## DATA EXTRACT
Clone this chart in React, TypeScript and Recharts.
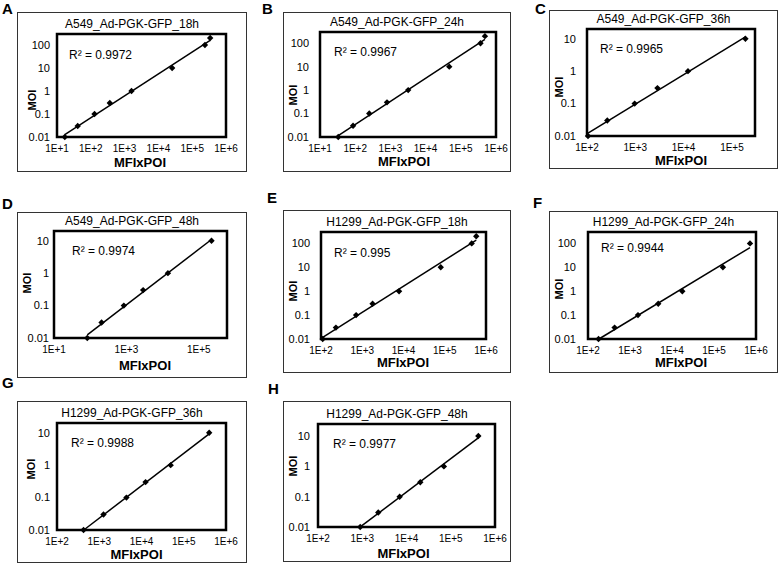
import React from 'react';
import { ScatterChart, Scatter, XAxis, YAxis, ReferenceArea } from 'recharts';

const FONT = '"Liberation Sans", Arial, Helvetica, sans-serif';

const moiA = [0.01, 0.03, 0.1, 0.3, 1, 10, 100, 200];
const mfiA = [17, 41, 129, 365, 1600, 25500, 238000, 340000];
const moiB = [0.01, 0.03, 0.1, 0.3, 1, 10, 100, 200];
const mfiB = [33, 87, 251, 800, 3200, 47000, 363000, 485000];
const moiC = [0.01, 0.03, 0.1, 0.3, 1, 10];
const mfiC = [105, 263, 970, 2870, 12300, 190000];
const moiD = [0.01, 0.03, 0.1, 0.3, 1, 10];
const mfiD = [83, 206, 850, 2900, 14000, 224000];
const moiE = [0.01, 0.03, 0.1, 0.3, 1, 10, 100, 200];
const mfiE = [110, 230, 710, 1780, 7800, 80000, 450000, 580000];
const moiF = [0.01, 0.03, 0.1, 0.3, 1, 10, 100];
const mfiF = [178, 430, 1550, 4700, 17600, 163000, 720000];
const moiG = [0.01, 0.03, 0.1, 0.3, 1, 10];
const mfiG = [425, 1260, 4400, 12500, 49000, 400000];
const moiH = [0.01, 0.03, 0.1, 0.3, 1, 10];
const mfiH = [900, 2300, 7000, 20500, 70000, 420000];

const titles = [
  'A549_Ad-PGK-GFP_18h', 'A549_Ad-PGK-GFP_24h', 'A549_Ad-PGK-GFP_36h', 'A549_Ad-PGK-GFP_48h',
  'H1299_Ad-PGK-GFP_18h', 'H1299_Ad-PGK-GFP_24h', 'H1299_Ad-PGK-GFP_36h', 'H1299_Ad-PGK-GFP_48h',
];
const r2Values = ['0.9972', '0.9967', '0.9965', '0.9974', '0.995', '0.9944', '0.9988', '0.9977'];
const letters = ['A', 'B', 'C', 'D', 'E', 'F', 'G', 'H'];

// ticks de los ejes log
const yTicksLarge = [0.01, 0.1, 1, 10, 100];
const yTicksSmall = [0.01, 0.1, 1, 10];
const xTicks1to6 = [10, 100, 1e3, 1e4, 1e5, 1e6];
const xTicks2to6 = [100, 1e3, 1e4, 1e5, 1e6];
const xTicks2to5 = [100, 1e3, 1e4, 1e5];
const xTicksOdd = [10, 1e3, 1e5];

interface Panel {
  xs: number[];
  ys: number[];
  xDomain: [number, number];
  yDomain: [number, number];
  xTicks: number[];
  yTicks: number[];
  box: [number, number, number, number]; // x, y, w, h
  plot: [number, number, number, number]; // left, top, right, bottom
  yGap: number;
  r2At: [number, number];
  moiAt: [number, number];
  xLabelAt: [number, number];
  letterAt: [number, number];
}

const panels: Panel[] = [
  { xs: mfiA, ys: moiA, xDomain: [10, 1e6], yDomain: [0.01, 300], xTicks: xTicks1to6, yTicks: yTicksLarge,
    box: [17, 12, 230, 160], plot: [57, 34, 226, 137], yGap: 7, r2At: [12, 25],
    moiAt: [15, 88], xLabelAt: [123, 155], letterAt: [2, 0] },
  { xs: mfiB, ys: moiB, xDomain: [10, 1e6], yDomain: [0.01, 300], xTicks: xTicks1to6, yTicks: yTicksLarge,
    box: [283, 12, 228, 160], plot: [320, 32, 496, 137], yGap: 11, r2At: [14, 24],
    moiAt: [9.5, 83], xLabelAt: [121, 154], letterAt: [262, 0] },
  { xs: mfiC, ys: moiC, xDomain: [100, 3e5], yDomain: [0.01, 20], xTicks: xTicks2to5, yTicks: yTicksSmall,
    box: [549, 10, 229, 159], plot: [587, 29, 755, 136], yGap: 11, r2At: [13, 24],
    moiAt: [9.5, 77], xLabelAt: [132, 155], letterAt: [535, 0] },
  { xs: mfiD, ys: moiD, xDomain: [10, 6e5], yDomain: [0.01, 20], xTicks: xTicksOdd, yTicks: yTicksSmall,
    box: [17, 212, 230, 166], plot: [54, 231, 227, 338], yGap: 5, r2At: [18, 24],
    moiAt: [10, 71], xLabelAt: [128, 158], letterAt: [2, 195] },
  { xs: mfiE, ys: moiE, xDomain: [100, 1e6], yDomain: [0.01, 300], xTicks: xTicks2to6, yTicks: yTicksLarge,
    box: [283, 210, 228, 163], plot: [321, 232, 486, 339], yGap: 11, r2At: [13, 25],
    moiAt: [9.5, 81], xLabelAt: [120, 157], letterAt: [267, 189] },
  { xs: mfiF, ys: moiF, xDomain: [100, 1e6], yDomain: [0.01, 300], xTicks: xTicks2to6, yTicks: yTicksLarge,
    box: [549, 211, 229, 162], plot: [588, 232, 756, 339], yGap: 12, r2At: [13, 20],
    moiAt: [9.5, 78], xLabelAt: [132, 156], letterAt: [533, 194] },
  { xs: mfiG, ys: moiG, xDomain: [100, 1e6], yDomain: [0.01, 20], xTicks: xTicks2to6, yTicks: yTicksSmall,
    box: [17, 401, 230, 162], plot: [57, 423, 226, 530], yGap: 7, r2At: [14, 24],
    moiAt: [14, 68], xLabelAt: [119.5, 158], letterAt: [2, 374] },
  { xs: mfiH, ys: moiH, xDomain: [100, 1e6], yDomain: [0.01, 25], xTicks: xTicks2to6, yTicks: yTicksSmall,
    box: [283, 401, 228, 161], plot: [318, 424, 495, 527], yGap: 8, r2At: [15, 24],
    moiAt: [9.5, 65], xLabelAt: [120.5, 157], letterAt: [268, 380] },
];

// linea de tendencia potencial (ajuste lineal en log-log, como Excel),
// recortada al borde inferior del eje y
const powerTrend = (xs: number[], ys: number[], yMin: number) => {
  const lx = xs.map(Math.log10);
  const ly = ys.map(Math.log10);
  const n = lx.length;
  const mx = lx.reduce((a, b) => a + b, 0) / n;
  const my = ly.reduce((a, b) => a + b, 0) / n;
  let sxy = 0;
  let sxx = 0;
  for (let i = 0; i < n; i++) {
    sxy += (lx[i] - mx) * (ly[i] - my);
    sxx += (lx[i] - mx) * (lx[i] - mx);
  }
  const slope = sxy / sxx;
  const yAt = (x: number) => Math.pow(10, my + slope * (Math.log10(x) - mx));
  let x0 = Math.min(...xs);
  if (yAt(x0) < yMin) {
    x0 = Math.pow(10, mx + (Math.log10(yMin) - my) / slope);
  }
  const x1 = Math.max(...xs);
  return [{ x: x0, y: Math.max(yAt(x0), yMin) }, { x: x1, y: yAt(x1) }];
};

const Diamond = (props: any) => {
  const { cx, cy } = props;
  return (
    <polygon
      points={`${cx},${cy - 3.2} ${cx + 3.2},${cy} ${cx},${cy + 3.2} ${cx - 3.2},${cy}`}
      fill="#000"
    />
  );
};

const formatX = (v: number) => `1E+${Math.round(Math.log10(v))}`;
const formatY = (v: number) => String(v);

const PanelChart: React.FC<{ p: Panel; idx: number }> = ({ p, idx }) => {
  const [bx, by, bw, bh] = p.box;
  const [pl, pt, pr, pb] = p.plot;
  const puntos = p.xs.map((x, i) => ({ x, y: p.ys[i] }));
  const tendencia = powerTrend(p.xs, p.ys, p.yDomain[0]);

  return (
    <>
      <div style={{
        position: 'absolute', left: p.letterAt[0], top: p.letterAt[1],
        fontSize: 15, fontWeight: 'bold', lineHeight: '17px',
      }}>
        {letters[idx]}
      </div>
      <div style={{
        position: 'absolute', left: bx, top: by, width: bw, height: bh,
        border: '1px solid #333', boxSizing: 'border-box',
      }} />
      <div style={{ position: 'absolute', left: bx, top: by, width: bw, height: bh }}>
        <ScatterChart
          width={bw}
          height={bh}
          margin={{ top: pt - by, right: bx + bw - pr, left: 0, bottom: 0 }}
        >
          <XAxis
            type="number"
            dataKey="x"
            scale="log"
            domain={p.xDomain}
            ticks={p.xTicks}
            tickFormatter={formatX}
            axisLine={false}
            tickLine={false}
            tickSize={4}
            tickMargin={4}
            height={by + bh - pb}
            tick={{ fontSize: 10, fill: '#000' }}
          />
          <YAxis
            type="number"
            dataKey="y"
            scale="log"
            domain={p.yDomain}
            ticks={p.yTicks}
            tickFormatter={formatY}
            axisLine={false}
            tickLine={false}
            tickSize={0}
            tickMargin={p.yGap}
            width={pl - bx}
            tick={{ fontSize: 11, fill: '#000' }}
          />
          <ReferenceArea
            x1={p.xDomain[0]}
            x2={p.xDomain[1]}
            y1={p.yDomain[0]}
            y2={p.yDomain[1]}
            fill="none"
            fillOpacity={0}
            stroke="#000"
            strokeWidth={2.5}
          />
          <Scatter
            data={tendencia}
            line={{ stroke: '#000', strokeWidth: 1.5 }}
            shape={() => <g />}
            isAnimationActive={false}
          />
          <Scatter data={puntos} shape={Diamond} isAnimationActive={false} />
        </ScatterChart>
      </div>
      {/* titulo del panel, encima del marco */}
      <div style={{
        position: 'absolute', left: bx, top: pt - 6 - 11, width: bw,
        textAlign: 'center', fontSize: 12, lineHeight: '14px',
      }}>
        {titles[idx]}
      </div>
      {/* R cuadrado */}
      <div style={{
        position: 'absolute', left: pl + p.r2At[0], top: pt + p.r2At[1] - 11,
        fontSize: 12, lineHeight: '14px', whiteSpace: 'nowrap',
      }}>
        R² = {r2Values[idx]}
      </div>
      {/* titulos de ejes */}
      <div style={{
        position: 'absolute', left: bx + p.moiAt[0], top: by + p.moiAt[1],
        transform: 'translate(-50%, -50%) rotate(-90deg)',
        fontSize: 11, fontWeight: 'bold', lineHeight: '12px',
      }}>
        MOI
      </div>
      <div style={{
        position: 'absolute', left: bx + p.xLabelAt[0], top: by + p.xLabelAt[1] - 10.8,
        transform: 'translateX(-50%)',
        fontSize: 13, fontWeight: 'bold', lineHeight: '13px', whiteSpace: 'nowrap',
      }}>
        MFIxPOI
      </div>
    </>
  );
};

const App: React.FC = () => {
  return (
    <div style={{
      position: 'absolute', left: 0, top: 0, width: 778, height: 563,
      background: '#fff', fontFamily: FONT, color: '#000', overflow: 'hidden',
    }}>
      {panels.map((p, i) => (
        <PanelChart key={i} p={p} idx={i} />
      ))}
    </div>
  );
};

export default App;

## EXERCISE DETAILS
Exactly restate the lines from the beginning of the data through the line with "Arial, Helvetica, sans-serif';", and no others, keeping pictures out.

## RESPONSE FOR THIS EXERCISE
Clone this chart in React, TypeScript and Recharts.
import React from 'react';
import { ScatterChart, Scatter, XAxis, YAxis, ReferenceArea } from 'recharts';

const FONT = '"Liberation Sans", Arial, Helvetica, sans-serif';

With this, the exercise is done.